When may state law allow grandparents to have visitation with their grandchildren, over the parents' objections?
Let's set aside cases where the parents' parental rights can generally be terminated, because they're found unfit. Let's also set aside the rare cases where the grandparents could be found to be "psychological parents" because (to oversimplify) they've taken a parental role, with the parents' consent, for instance by raising the children to for several years while the parents have been absent. And of course let's also set aside the situation where the parents are just delighted by maintaining a relationship between their children and their parents, plus don't much object to the free babysitting (Mom, Dad, if you're reading this, that means you!). Let's just take a situation where state law allows the grandparents some visitation rights, so long as such visitation is seen as in the child's "best interests," and the parents (or parent, if only one is in the picture) object.

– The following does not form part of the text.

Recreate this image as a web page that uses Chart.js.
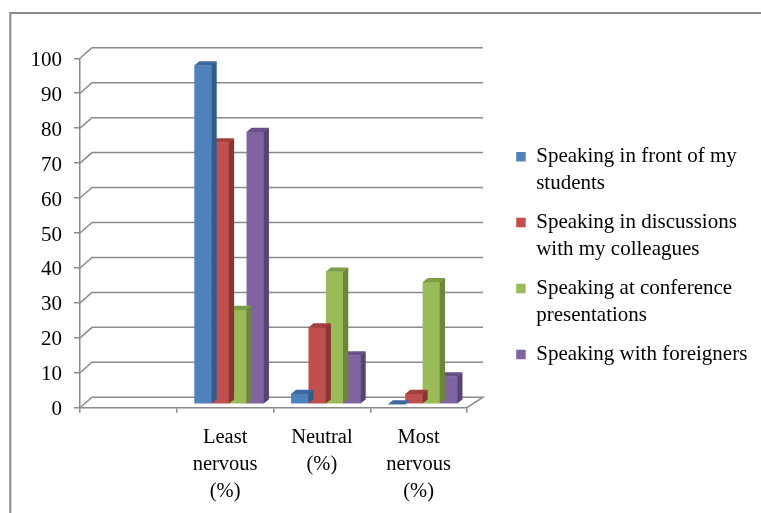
<!DOCTYPE html>
<html>
<head>
<meta charset="utf-8">
<script src="https://cdn.jsdelivr.net/npm/chart.js@4.4.1/dist/chart.umd.min.js"></script>
<style>
  html, body { margin: 0; padding: 0; background: #fff; }
  #wrap { width: 761px; height: 513px; }
</style>
</head>
<body>
<div id="wrap"><canvas id="chart" width="761" height="513"></canvas></div>
<script>
// Categories (the first slot of the 3D chart is left empty)
const categories = ['', ['Least', 'nervous', '(%)'], ['Neutral', '(%)'], ['Most', 'nervous', '(%)']];

// Series names as shown in the legend (wrapped lines)
const seriesNames = [
  ['Speaking in front of my', 'students'],
  ['Speaking in discussions', 'with my colleagues'],
  ['Speaking at conference', 'presentations'],
  ['Speaking with foreigners']
];

// Percentages for Least nervous, Neutral, Most nervous
const inFrontOfStudents = [97, 3, 0];
const discussionsWithColleagues = [75, 22, 3];
const conferencePresentations = [27, 38, 35];
const withForeigners = [78, 14, 8];

// Value axis ticks
const yTicks = [0, 10, 20, 30, 40, 50, 60, 70, 80, 90, 100];

// Styling
const FONT = 'Liberation Serif, "Times New Roman", serif';
const GRID = '#8a8a8a';
const frontColors = ['#4F81BD', '#C0504D', '#9BBB59', '#8064A2'];
const topColors   = ['#3D6A9F', '#A2403D', '#7F9C47', '#68508A'];
const sideColors  = ['#345A88', '#893532', '#6C863A', '#574377'];

const seriesValues = [inFrontOfStudents, discussionsWithColleagues, conferencePresentations, withForeigners];

const datasets = seriesValues.map((vals, i) => ({
  label: seriesNames[i],
  data: [null, ...vals],
  backgroundColor: frontColors[i],
  borderWidth: 0
}));

// Bars sit a little behind the front plane of the floor
const BAR_SHIFT = { x: 4, y: -3.5 };
const BAR_DEPTH = { x: 5, y: -4 };

const depth3d = {
  id: 'depth3d',
  beforeDraw(chart) {
    const ctx = chart.ctx;
    ctx.save();
    ctx.fillStyle = '#fff';
    ctx.fillRect(0, 0, chart.width, chart.height);
    ctx.strokeStyle = GRID;
    ctx.lineWidth = 2;
    ctx.strokeRect(10.3, 13, 900, 700);
    ctx.restore();
  },
  beforeDatasetsDraw(chart) {
    const { ctx, chartArea: a, scales: { y } } = chart;
    ctx.save();
    ctx.strokeStyle = GRID;
    ctx.lineWidth = 1.5;
    yTicks.forEach(v => {
      const py = y.getPixelForValue(v);
      ctx.beginPath();
      ctx.moveTo(a.left, py);
      ctx.lineTo(a.left + 12, py - 10.5);
      ctx.lineTo(a.right + 16, py - 10.5);
      if (v === 0) ctx.lineTo(a.right, py);
      ctx.stroke();
    });
    ctx.restore();
    ctx.save();
    ctx.translate(BAR_SHIFT.x, BAR_SHIFT.y);
  },
  afterDatasetDraw(chart, args) {
    const ctx = chart.ctx;
    const idx = args.index;
    const data = chart.data.datasets[idx].data;
    args.meta.data.forEach((bar, i) => {
      if (data[i] == null) return;
      const { x, y, base, width } = bar.getProps(['x', 'y', 'base', 'width'], true);
      const l = x - width / 2, r = x + width / 2;
      const dx = BAR_DEPTH.x, dy = BAR_DEPTH.y;
      ctx.fillStyle = topColors[idx];
      ctx.beginPath();
      ctx.moveTo(l, y + 0.3);
      ctx.lineTo(r, y + 0.3);
      ctx.lineTo(r + dx, y + dy);
      ctx.lineTo(l + dx, y + dy);
      ctx.closePath();
      ctx.fill();
      if (base - y > 0.5) {
        ctx.fillStyle = sideColors[idx];
        ctx.beginPath();
        ctx.moveTo(r - 0.3, y);
        ctx.lineTo(r + dx, y + dy);
        ctx.lineTo(r + dx, base + dy);
        ctx.lineTo(r - 0.3, base);
        ctx.closePath();
        ctx.fill();
      }
    });
  },
  afterDatasetsDraw(chart) {
    chart.ctx.restore();
  }
};

// Pin the legend to the right-hand column
const legendPlacement = {
  id: 'legendPlacement',
  beforeDraw(chart) {
    const lg = chart.legend;
    if (!lg) return;
    const w = lg.width, h = lg.height;
    lg.left = 503.5; lg.right = lg.left + w;
    lg.top = 133.5; lg.bottom = lg.top + h;
  }
};

new Chart(document.getElementById('chart'), {
  type: 'bar',
  data: { labels: categories, datasets },
  plugins: [depth3d, legendPlacement],
  options: {
    responsive: false,
    animation: false,
    devicePixelRatio: 1,
    layout: { padding: { top: 58.3, right: 294, bottom: 0, left: 0 } },
    datasets: { bar: { categoryPercentage: 0.72, barPercentage: 1, clip: false } },
    plugins: {
      tooltip: { enabled: false },
      legend: {
        position: 'chartArea',
        align: 'start',
        labels: {
          boxWidth: 9.5,
          boxHeight: 9.5,
          padding: 12.7,
          color: '#000',
          font: { family: FONT, size: 21, lineHeight: 26.6 / 21 }
        }
      }
    },
    scales: {
      x: {
        grid: { offset: true, drawOnChartArea: false, drawTicks: true, tickLength: 5, color: GRID, lineWidth: 1.5 },
        border: { display: true, color: GRID, width: 1.5 },
        ticks: {
          color: '#000', padding: 12, maxRotation: 0, autoSkip: false,
          font: { family: FONT, size: 20.5, lineHeight: 26.6 / 20.5 }
        },
        afterFit(scale) { scale.height = 513 - 407.7; }
      },
      y: {
        min: 0, max: 100,
        grid: { drawOnChartArea: false, drawTicks: true, tickLength: 6, color: GRID, lineWidth: 1.5 },
        border: { display: true, color: GRID, width: 1.5 },
        ticks: {
          stepSize: 10, color: '#000', padding: 12, labelOffset: 2,
          font: { family: FONT, size: 21 }
        },
        afterFit(scale) { scale.width = 80; }
      }
    }
  }
});
</script>
</body>
</html>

In Troxel v. Granville (2000), the Supreme Court held that such visitation may impose an unconstitutional burden on the parents' rights, but didn't resolve exactly when this would be so. Rather, the Court stressed that the particular statute in that case -- which "permits '[a]ny person' to petition a superior court for visitation rights 'at any time,' and authorizes that court to grant such visitation rights whenever 'visitation may serve the best interest of the child'" -- was so broad that it was clearly unconstitutional. And, the plurality said, "Because we rest our decision on the sweeping breadth of §26.10.160(3) and the application of that broad, unlimited power in this case, we do not ... whether the Due Process Clause requires all nonparental visitation statutes to include a showing of harm or potential harm to the child as a condition precedent to granting visitation."
I haven't followed all the post-Troxel cases from the state courts, but my sense is that most of them have generally held that a parent has a constitutional right to deny grandparents visitation, at least unless there's a showing that lack of visitation will substantially "harm" the child (and not just be against the child's "best interests"). The South Carolina Supreme Court, however, has just taken a different view (Marquez v. Caudill, decided Jan. 22), in cases where the grandparents are the parents of a deceased parent. The court held that the father (technically, the stepfather, but the court said that he was properly treated as the father) was a fit parent. And it held, citing an earlier South Carolina case that relied on Troxel v. Granville, "Before visitation may be awarded over a parents objection, one of two evidentiary hurdles must be met: the parent must be shown to be unfit by clear and convincing evidence, or there must be evidence of compelling circumstances to overcome the presumption that the parental decision is in the child's best interest."
But in then went on to say:
We hold that a biological parent's death and an attempt to maintain ties with that deceased parent's family may be compelling circumstances justifying ordering visitation over a fit parent's objection. We find visitation here is in the children's best interest to further the relationship between the children and the mother's family. We further find the visitation ordered by the family court would not excessively interfere in Stepfathers relationship with the children. Therefore, the family court did not err by awarding Grandmother visitation.
A pretty substantial limit on parental rights, it seems to me. Perhaps it's justifiable; while I on balance favor parental rights, both the libertarian and the constitutional case for strong judicial protection of parental rights is complicated and, in my view, far from open-and-shut. But right or wrong, it seems quite noteworthy.